Each year the World Bank updates its assessments of the degree to which business regulations make it easy or hard to do business in a county. Its 2018 report is the latest in this series.  It covers 190 countries.  You can download its data into Excel here.

New Zealand comes out top overall for ease of doing business. That’s great. But delving into the components of this aggregate reveals a mixed bag. We are outstanding in some areas, for example in the ease of setting up a new company.  But we are well down the country rankings in some other areas.

Our score for the Quality of Judicial Processes looks particularly bad. It is 9.5 out of a possible score of 18.  Australia tops the world with 15.5.  Fifty-three countries of 190 score more than New Zealand. These include 23 members of the 34 member countries of the OECD.  We share the score of 9.5 with nine other countries.  Two are also members of the OECD – Canada and the Czech Republic. Russia, Kosovo, Moldova, Amenia, Namibia, Paraguay and Palau also score 9.5.  The eight OECD member countries that score below New Zealand are Chile (9), Finland, Luxembourg, and Belgium, (each scoring 8), Ireland, Iceland and Japan (each scoring 7.5), and the Netherlands (7).
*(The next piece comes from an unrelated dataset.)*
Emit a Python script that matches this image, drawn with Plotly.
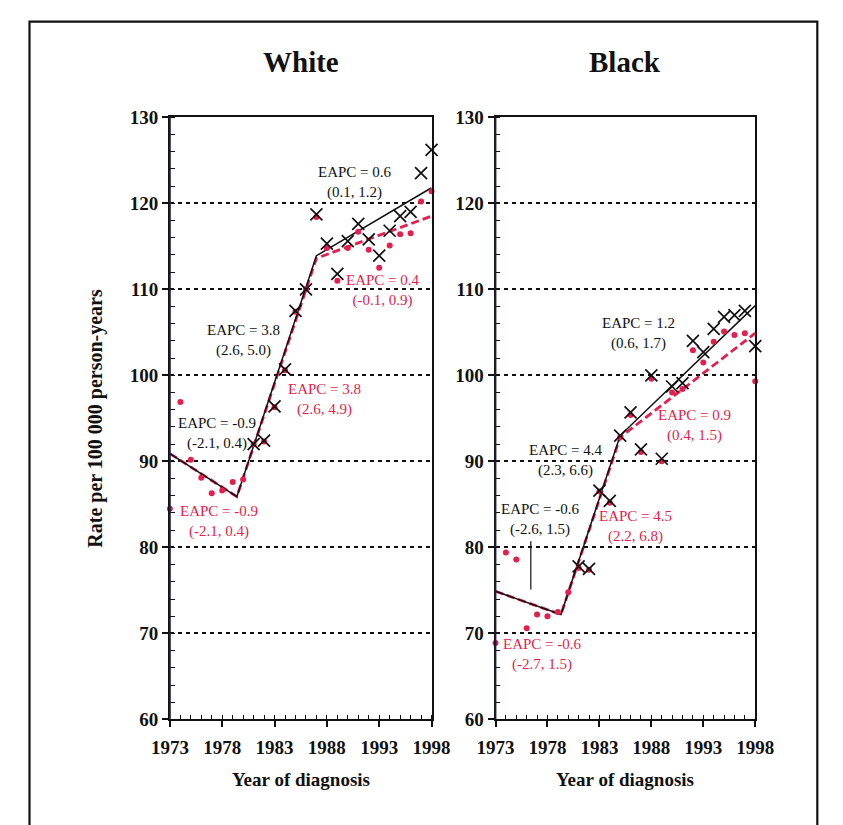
import plotly.graph_objects as go

# ---- data -------------------------------------------------------------
years = list(range(1973, 1999))
adj_years = list(range(1981, 1999))

# White: observed rates (dots) and delay-adjusted rates (crosses)
white_observed = [84.5, 96.9, 90.2, 88.1, 86.3, 86.6, 87.6, 87.9, 92.0, 92.3,
                  96.3, 100.6, 107.4, 110.0, 118.4, 114.8, 111.0, 114.8, 116.7,
                  114.6, 112.5, 115.1, 116.4, 116.5, 120.2, 121.4]
white_adjusted = [92.0, 92.4, 96.4, 100.7, 107.5, 110.0, 118.7, 115.3, 111.8,
                  115.6, 117.6, 115.8, 113.9, 116.8, 118.5, 119.0, 123.5, 126.2]

# Black: observed rates (dots) and delay-adjusted rates (crosses)
black_observed = [68.9, 79.4, 78.6, 70.6, 72.2, 72.0, 72.5, 74.8, 77.6, 77.4,
                  86.5, 85.2, 92.8, 95.4, 91.1, 99.6, 90.0, 98.0, 98.4, 102.9,
                  101.5, 103.9, 105.1, 104.7, 104.9, 99.3]
black_adjusted = [77.8, 77.5, 86.6, 85.4, 93.0, 95.7, 91.4, 100.0, 90.3, 98.7,
                  99.1, 104.0, 102.7, 105.4, 106.8, 107.0, 107.5, 103.4]

# Joinpoint fits (segment end points)
white_fit_x = [1973, 1979.4, 1987, 1998]
white_fit_adj = [90.9, 85.9, 113.9, 121.8]
white_fit_obs = [90.9, 85.9, 113.6, 118.5]
black_fit_x = [1973, 1979.3, 1985, 1998]
black_fit_adj = [74.9, 72.2, 93.0, 108.1]
black_fit_obs = [74.9, 72.2, 92.8, 104.9]

# Leader line for the first black-panel label
black_leader_x = [1976.4, 1976.4]
black_leader_y = [75.1, 80.7]

tick_years = [1973, 1978, 1983, 1988, 1993, 1998]

# EAPC labels: (text, colour key, x, y) for each panel
white_labels = [
    ("EAPC = 0.6<br>(0.1, 1.2)", "k", 1990.7, 122.4),
    ("EAPC = 0.4<br>(-0.1, 0.9)", "r", 1993.4, 109.9),
    ("EAPC = 3.8<br>(2.6, 5.0)", "k", 1980.0, 104.0),
    ("EAPC = 3.8<br>(2.6, 4.9)", "r", 1987.8, 97.2),
    ("EAPC = -0.9<br>(-2.1, 0.4)", "k", 1977.5, 93.2),
    ("EAPC = -0.9<br>(-2.1, 0.4)", "r", 1977.7, 83.0),
]
black_labels = [
    ("EAPC = 1.2<br>(0.6, 1.7)", "k", 1986.8, 104.9),
    ("EAPC = 0.9<br>(0.4, 1.5)", "r", 1992.2, 94.2),
    ("EAPC = 4.4<br>(2.3, 6.6)", "k", 1979.8, 90.1),
    ("EAPC = 4.5<br>(2.2, 6.8)", "r", 1986.5, 82.4),
    ("EAPC = -0.6<br>(-2.6, 1.5)", "k", 1977.3, 83.2),
    ("EAPC = -0.6<br>(-2.7, 1.5)", "r", 1977.5, 67.6),
]

# ---- styling ----------------------------------------------------------
W, H = 843, 825
SERIF = "Liberation Serif"
RED = "#e51e4d"
BLACK = "#111111"
NAVY = "#1c1c4a"
COLORS = {"k": BLACK, "r": RED}

fig = go.Figure()


def add_panel(xa, ya, observed, adjusted, fit_x, fit_adj, fit_obs):
    fig.add_trace(go.Scatter(x=fit_x, y=fit_obs, mode="lines", xaxis=xa, yaxis=ya,
                             line=dict(color=RED, width=2.8, dash="8px,4px"),
                             hoverinfo="skip", showlegend=False))
    fig.add_trace(go.Scatter(x=fit_x, y=fit_adj, mode="lines", xaxis=xa, yaxis=ya,
                             line=dict(color=BLACK, width=1.5),
                             hoverinfo="skip", showlegend=False))
    fig.add_trace(go.Scatter(x=years, y=observed, mode="markers", xaxis=xa, yaxis=ya,
                             marker=dict(color=RED, size=6, symbol="circle"),
                             cliponaxis=False, showlegend=False))
    fig.add_trace(go.Scatter(x=adj_years, y=adjusted, mode="markers", xaxis=xa, yaxis=ya,
                             marker=dict(symbol="x-thin", size=12,
                                         line=dict(color=BLACK, width=1.7)),
                             cliponaxis=False, showlegend=False))


add_panel("x", "y", white_observed, white_adjusted, white_fit_x, white_fit_adj, white_fit_obs)
add_panel("x2", "y2", black_observed, black_adjusted, black_fit_x, black_fit_adj, black_fit_obs)

fig.add_trace(go.Scatter(x=black_leader_x, y=black_leader_y, mode="lines", xaxis="x2", yaxis="y2",
                         line=dict(color=BLACK, width=1.2), hoverinfo="skip", showlegend=False))

tick_font = dict(family=SERIF, size=19, color=BLACK, weight="bold")


def x_axis(domain, anchor):
    return dict(domain=domain, anchor=anchor, range=[1973, 1998],
                tickmode="array", tickvals=tick_years, ticktext=[str(t) for t in tick_years],
                ticks="outside", ticklen=6, tickwidth=1.5, tickcolor=BLACK,
                ticklabelstandoff=4,
                showline=True, linecolor=BLACK, linewidth=1.8, mirror=True,
                showgrid=False, zeroline=False, tickfont=tick_font,
                minor=dict(tick0=1973, dtick=1, ticks="inside", ticklen=5,
                           tickwidth=1.2, tickcolor=BLACK, showgrid=False),
                fixedrange=True)


def y_axis(domain, anchor):
    return dict(domain=domain, anchor=anchor, range=[60, 130],
                tick0=60, dtick=10, ticks="outside", ticklen=6, tickwidth=1.5,
                tickcolor=BLACK, showline=True, linecolor=BLACK, linewidth=1.8,
                mirror=True, showgrid=True, gridcolor=BLACK, gridwidth=1.6,
                griddash="4px,4px", zeroline=False, tickfont=tick_font,
                minor=dict(tick0=60, dtick=2, ticks="inside", ticklen=5,
                           tickwidth=1.2, tickcolor=BLACK, showgrid=False),
                fixedrange=True)


ydom = [1 - 728 / H, 1 - 110 / H]
wdom = [158 / W, 432 / W]
bdom = [499 / W, 771 / W]

annotations = []
for labels, xr, yr in ((white_labels, "x", "y"), (black_labels, "x2", "y2")):
    for text, ck, lx, ly in labels:
        annotations.append(dict(text=text, x=lx, y=ly, xref=xr, yref=yr, showarrow=False,
                                xanchor="center", yanchor="middle",
                                font=dict(family=SERIF, size=15, color=COLORS[ck]),
                                align="center"))

title_font = dict(family=SERIF, size=29, color=BLACK, weight="bold")
xlabel_font = dict(family=SERIF, size=19, color=BLACK, weight="bold")
ylabel_font = dict(family=SERIF, size=20, color=BLACK, weight="bold")


def paper_text(text, px, py, font, angle=0):
    return dict(text=text, x=px / W, y=1 - py / H, xref="paper", yref="paper",
                xanchor="center", yanchor="middle", showarrow=False,
                textangle=angle, font=font)


annotations += [
    paper_text("White", (158 + 432) / 2, 53, title_font),
    paper_text("Black", (499 + 771) / 2, 53, title_font),
    paper_text("Year of diagnosis", (158 + 432) / 2, 790, xlabel_font),
    paper_text("Year of diagnosis", (499 + 771) / 2, 790, xlabel_font),
    paper_text("Rate per 100 000 person-years", 80, (110 + 728) / 2, ylabel_font, -90),
]

fig.update_layout(
    width=W, height=H,
    margin=dict(l=0, r=0, t=0, b=0),
    paper_bgcolor="white", plot_bgcolor="white",
    xaxis=x_axis(wdom, "y"), yaxis=y_axis(ydom, "x"),
    xaxis2=x_axis(bdom, "y2"), yaxis2=y_axis(ydom, "x2"),
    annotations=annotations,
    shapes=[
        dict(type="rect", xref="paper", yref="paper",
             x0=11 / W, x1=836 / W, y0=-0.05, y1=1 - 12 / H,
             line=dict(color=BLACK, width=2.2)),
        # dark blue left spines
        dict(type="line", xref="paper", yref="paper", x0=wdom[0], x1=wdom[0],
             y0=ydom[0], y1=ydom[1], line=dict(color=NAVY, width=1.8)),
        dict(type="line", xref="paper", yref="paper", x0=bdom[0], x1=bdom[0],
             y0=ydom[0], y1=ydom[1], line=dict(color=NAVY, width=1.8)),
    ],
    showlegend=False,
)

fig.write_html("out.html")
The World Bank explains its detailed methodology for its index of the quality of judicial processes here (scroll down). It evaluates an impressive 17 aspects of each country’s judicial processes. It aggregates them into four sub-component indexes: court structure and proceedings; case management; court automation; and alternative dispute resolution. This does not look like an assessment that can be lightly dismissed.

Do any readers have some perspectives on New Zealand’s poor ranking that they can share?